Rien pressed the back of her hand to her mouth. Her lips still tingled. "But you could get it fixed."

Fixed. Like a cat. Rien was ashamed as soon as she'd said it.

"I could," Perceval said. "But then I would not be me."

"I love you," Rien said, hopelessly. And Perceval turned back, framed between the patterned russet drapes, and grasped and squeezed Rien's hand.

"I love you," she answered. Then she tugged Rien's arm, bringing her around to the window, where they could stand side by side, watching the suns' reflected light filter through the black trees beyond. "Where did you go?"

"To see Tristen," Rien said. She leaned against Perceval's side, and Perceval let her. She had been the strong one; she had been the savior. And now they were in Perceval's place, and any salvation would have to be Perceval's. "What did your father want?"

Perceval turned to her, and Rien already knew her well enough to hear the conversation they let pass unspoken. "Our father," Perceval could have said, and Rien could have answered, "He doesn't think so," and that would not have been exactly true, any of it.

And so Perceval said, "To apologize." When she shrugged, her parasite wings brushed the ceiling. She jerked her eyes at the arch of them, a gesture that managed to include her maiming, her shorn hair, and maybe the world.

Rien could not imagine a member of the Conn family seeking forgiveness. Even if she had seen a portion of Benedick's apology with her own eyes.

Well, perhaps Tristen. But Tristen was different.

And Tristen was theirs. Hers and Perceval's. After a fashion. "Tristen and I think the whole thing was planned. That you were meant to be a sacrifice."

"Father agrees. He said he wondered what might have happened if Ariane had killed and devoured me. If there was another virus in me; if I am poisoned more ways than one."

She said it so plainly, as if the words sent no pang to her heart. Perhaps the pain they caused Rien was pain enough for both. Rien was still considering that when Perceval continued, "Did you and Tristen have any suspicion who might be behind it?"

"Somebody who hates Rule," Rien said. "And doesn't like you very much either."

"Or doesn't like Benedick."

"He's had longer to collect enemies," Rien admitted, and was glad when Perceval laughed. "Tristen told me about the .. . about how his blade got broken. Twenty years ago, he thinks."
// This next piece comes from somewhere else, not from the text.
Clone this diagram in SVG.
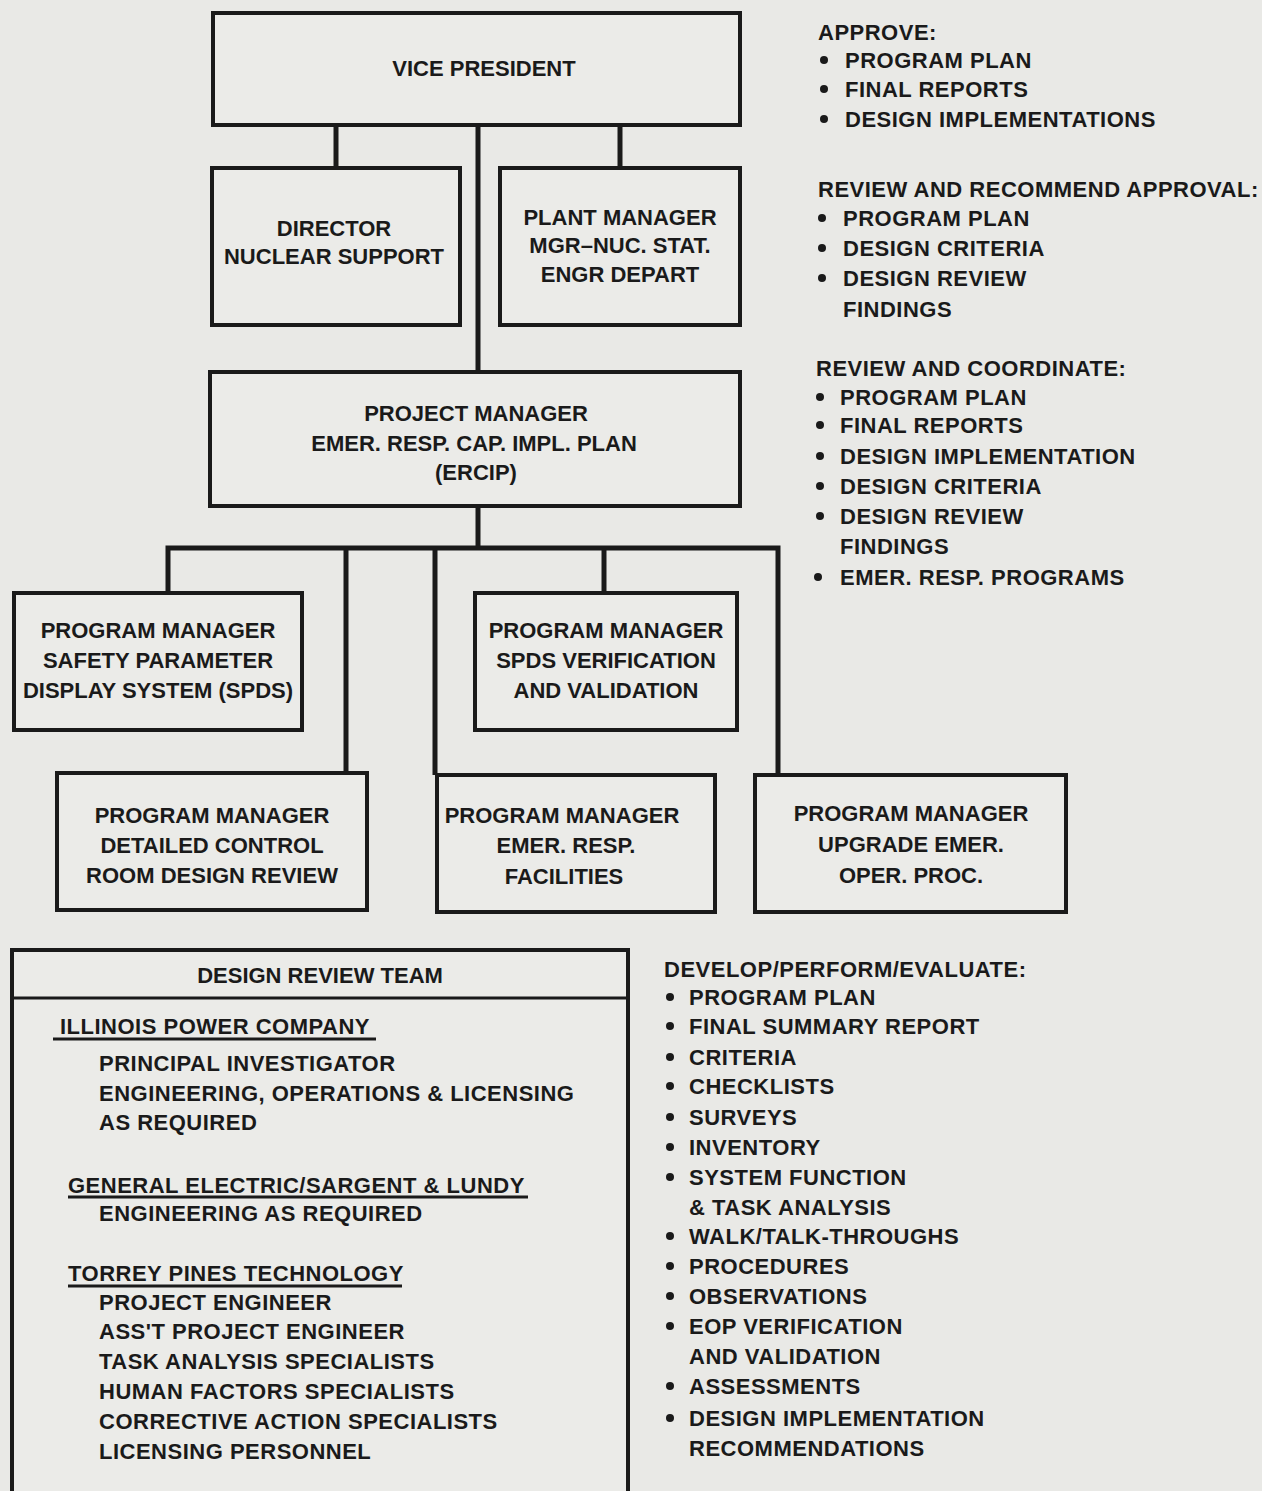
<svg xmlns="http://www.w3.org/2000/svg" width="1262" height="1491" viewBox="0 0 1262 1491">
<style>
.bg{fill:#e9e9e6}
.box{fill:#ebebe8;stroke:#1a1a1a;stroke-width:4}
.ln{fill:none;stroke:#1a1a1a;stroke-width:5}
.ul{fill:none;stroke:#1a1a1a;stroke-width:3}
text{font-family:"Liberation Sans",Arial,sans-serif;font-weight:bold;font-size:22px;letter-spacing:0.5px;fill:#1a1a1a}
.c{text-anchor:middle;letter-spacing:0px}
.b{fill:#1a1a1a}
</style>
<rect class="bg" x="0" y="0" width="1262" height="1491"/>
<g id="connectors">
<path class="ln" d="M336 125 V168"/>
<path class="ln" d="M620 125 V168"/>
<path class="ln" d="M478 125 V372"/>
<path class="ln" d="M478 506 V548"/>
<path class="ln" d="M168 593 V548 H778 V775"/>
<path class="ln" d="M346 548 V773"/>
<path class="ln" d="M435 548 V775"/>
<path class="ln" d="M604 548 V593"/>
</g>
<g id="vp"><rect class="box" x="213" y="13" width="527" height="112"/><text class="c" x="484" y="76">VICE PRESIDENT</text></g>
<g id="director"><rect class="box" x="212" y="168" width="248" height="157"/><text class="c" x="334" y="236">DIRECTOR</text><text class="c" x="334" y="264">NUCLEAR SUPPORT</text></g>
<g id="plant"><rect class="box" x="500" y="168" width="240" height="157"/><text class="c" x="620" y="225">PLANT MANAGER</text><text class="c" x="620" y="253">MGR–NUC. STAT.</text><text class="c" x="620" y="282">ENGR DEPART</text></g>
<g id="project"><rect class="box" x="210" y="372" width="530" height="134"/><text class="c" x="476" y="421">PROJECT MANAGER</text><text class="c" x="474" y="451">EMER. RESP. CAP. IMPL. PLAN</text><text class="c" x="476" y="480">(ERCIP)</text></g>
<g id="spds"><rect class="box" x="14" y="593" width="288" height="137"/><text class="c" x="158" y="638">PROGRAM MANAGER</text><text class="c" x="158" y="668">SAFETY PARAMETER</text><text class="c" x="158" y="698">DISPLAY SYSTEM (SPDS)</text></g>
<g id="spdsvv"><rect class="box" x="475" y="593" width="262" height="137"/><text class="c" x="606" y="638">PROGRAM MANAGER</text><text class="c" x="606" y="668">SPDS VERIFICATION</text><text class="c" x="606" y="698">AND VALIDATION</text></g>
<g id="dcrdr"><rect class="box" x="57" y="773" width="310" height="137"/><text class="c" x="212" y="823">PROGRAM MANAGER</text><text class="c" x="212" y="853">DETAILED CONTROL</text><text class="c" x="212" y="883">ROOM DESIGN REVIEW</text></g>
<g id="erf"><rect class="box" x="437" y="775" width="278" height="137"/><text class="c" x="562" y="823">PROGRAM MANAGER</text><text class="c" x="566" y="853">EMER. RESP.</text><text class="c" x="564" y="884">FACILITIES</text></g>
<g id="eop"><rect class="box" x="755" y="775" width="311" height="137"/><text class="c" x="911" y="821">PROGRAM MANAGER</text><text class="c" x="911" y="852">UPGRADE EMER.</text><text class="c" x="911" y="883">OPER. PROC.</text></g>
<g id="team">
<rect class="box" x="12" y="950" width="616" height="545"/>
<path class="ul" d="M12 998 H628"/>
<text class="c" x="320" y="983">DESIGN REVIEW TEAM</text>
<text x="60" y="1034">ILLINOIS POWER COMPANY</text>
<path class="ul" d="M53 1039 H376"/>
<text x="99" y="1071">PRINCIPAL INVESTIGATOR</text>
<text x="99" y="1101">ENGINEERING, OPERATIONS &amp; LICENSING</text>
<text x="99" y="1130">AS REQUIRED</text>
<text x="68" y="1193">GENERAL ELECTRIC/SARGENT &amp; LUNDY</text>
<path class="ul" d="M68 1197 H528"/>
<text x="99" y="1221">ENGINEERING AS REQUIRED</text>
<text x="68" y="1281">TORREY PINES TECHNOLOGY</text>
<path class="ul" d="M68 1286 H402"/>
<text x="99" y="1310">PROJECT ENGINEER</text>
<text x="99" y="1339">ASS'T PROJECT ENGINEER</text>
<text x="99" y="1369">TASK ANALYSIS SPECIALISTS</text>
<text x="99" y="1399">HUMAN FACTORS SPECIALISTS</text>
<text x="99" y="1429">CORRECTIVE ACTION SPECIALISTS</text>
<text x="99" y="1459">LICENSING PERSONNEL</text>
</g>
<g id="approve">
<text x="818" y="40">APPROVE:</text>
<circle class="b" cx="824" cy="60" r="4"/><text x="845" y="68">PROGRAM PLAN</text>
<circle class="b" cx="824" cy="89" r="4"/><text x="845" y="97">FINAL REPORTS</text>
<circle class="b" cx="824" cy="119" r="4"/><text x="845" y="127">DESIGN IMPLEMENTATIONS</text>
</g>
<g id="recommend">
<text x="818" y="197">REVIEW AND RECOMMEND APPROVAL:</text>
<circle class="b" cx="822" cy="218" r="4"/><text x="843" y="226">PROGRAM PLAN</text>
<circle class="b" cx="822" cy="248" r="4"/><text x="843" y="256">DESIGN CRITERIA</text>
<circle class="b" cx="822" cy="278" r="4"/><text x="843" y="286">DESIGN REVIEW</text>
<text x="843" y="317">FINDINGS</text>
</g>
<g id="coordinate">
<text x="816" y="376">REVIEW AND COORDINATE:</text>
<circle class="b" cx="820" cy="397" r="4"/><text x="840" y="405">PROGRAM PLAN</text>
<circle class="b" cx="820" cy="425" r="4"/><text x="840" y="433">FINAL REPORTS</text>
<circle class="b" cx="820" cy="456" r="4"/><text x="840" y="464">DESIGN IMPLEMENTATION</text>
<circle class="b" cx="820" cy="486" r="4"/><text x="840" y="494">DESIGN CRITERIA</text>
<circle class="b" cx="820" cy="516" r="4"/><text x="840" y="524">DESIGN REVIEW</text>
<text x="840" y="554">FINDINGS</text>
<circle class="b" cx="818" cy="577" r="4"/><text x="840" y="585">EMER. RESP. PROGRAMS</text>
</g>
<g id="develop">
<text x="664" y="977">DEVELOP/PERFORM/EVALUATE:</text>
<circle class="b" cx="670" cy="997" r="4"/><text x="689" y="1005">PROGRAM PLAN</text>
<circle class="b" cx="670" cy="1026" r="4"/><text x="689" y="1034">FINAL SUMMARY REPORT</text>
<circle class="b" cx="670" cy="1057" r="4"/><text x="689" y="1065">CRITERIA</text>
<circle class="b" cx="670" cy="1086" r="4"/><text x="689" y="1094">CHECKLISTS</text>
<circle class="b" cx="670" cy="1117" r="4"/><text x="689" y="1125">SURVEYS</text>
<circle class="b" cx="670" cy="1147" r="4"/><text x="689" y="1155">INVENTORY</text>
<circle class="b" cx="670" cy="1177" r="4"/><text x="689" y="1185">SYSTEM FUNCTION</text>
<text x="689" y="1215">&amp; TASK ANALYSIS</text>
<circle class="b" cx="670" cy="1236" r="4"/><text x="689" y="1244">WALK/TALK-THROUGHS</text>
<circle class="b" cx="670" cy="1266" r="4"/><text x="689" y="1274">PROCEDURES</text>
<circle class="b" cx="670" cy="1296" r="4"/><text x="689" y="1304">OBSERVATIONS</text>
<circle class="b" cx="670" cy="1326" r="4"/><text x="689" y="1334">EOP VERIFICATION</text>
<text x="689" y="1364">AND VALIDATION</text>
<circle class="b" cx="670" cy="1386" r="4"/><text x="689" y="1394">ASSESSMENTS</text>
<circle class="b" cx="670" cy="1418" r="4"/><text x="689" y="1426">DESIGN IMPLEMENTATION</text>
<text x="689" y="1456">RECOMMENDATIONS</text>
</g>
</svg>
"What can shatter an unblade?"

"Another unblade," Rien said.

"But there aren't that many—oh. Ariane." She paused. "But why trap him there? Why not kill him? Why not.. ."

"Eat his colony, then?"

Perceval nodded, her throat working as she swallowed.

"If she had him in her head, the old Commodore might have noticed. And she wasn't ready to take him on."

"So she hoarded him," Perceval said, sickly. "Like a wasp hoards paralyzed spiders."

"It's amazing that he's as sane as he is."

"We're a tough family." Perceval fiddled with her fingers. "There's something else. When Pinion kidnapped me"—the shadow wings rustled—"it, or someone speaking through it, professed love for me. Someone named Dust claimed me."

Rien thought about what Perceval had just said, about celibacy and duty. She felt Perceval's tension, the loathing she would not let show in her face but couldn't keep out of the set of her shoulders. "I won't let that happen."

"Still," Perceval said. "If you need to keep secrets from me, so the wings don't hear, I understand—what's that?"

She pointed. Outside, the day grew brighter. Achingly bright. Eye searing, red-white, like staring into the unfiltered suns. When Rien raised a hand to draw the drapes, she saw the bones of her hand.

"Shit." Shutters would be gliding over windows on the dayside, even now. It was just a flare, she thought. Or Hero Ng thought for her, and even in the midst of her fear she wondered how long it would be before she stopped remembering that.

And if it wasn't only a flare, they would know soon enough, and there was nothing she could do about it.

"These suns were never stable," Rien said, with Hero Ng's conviction. "And they are dying now."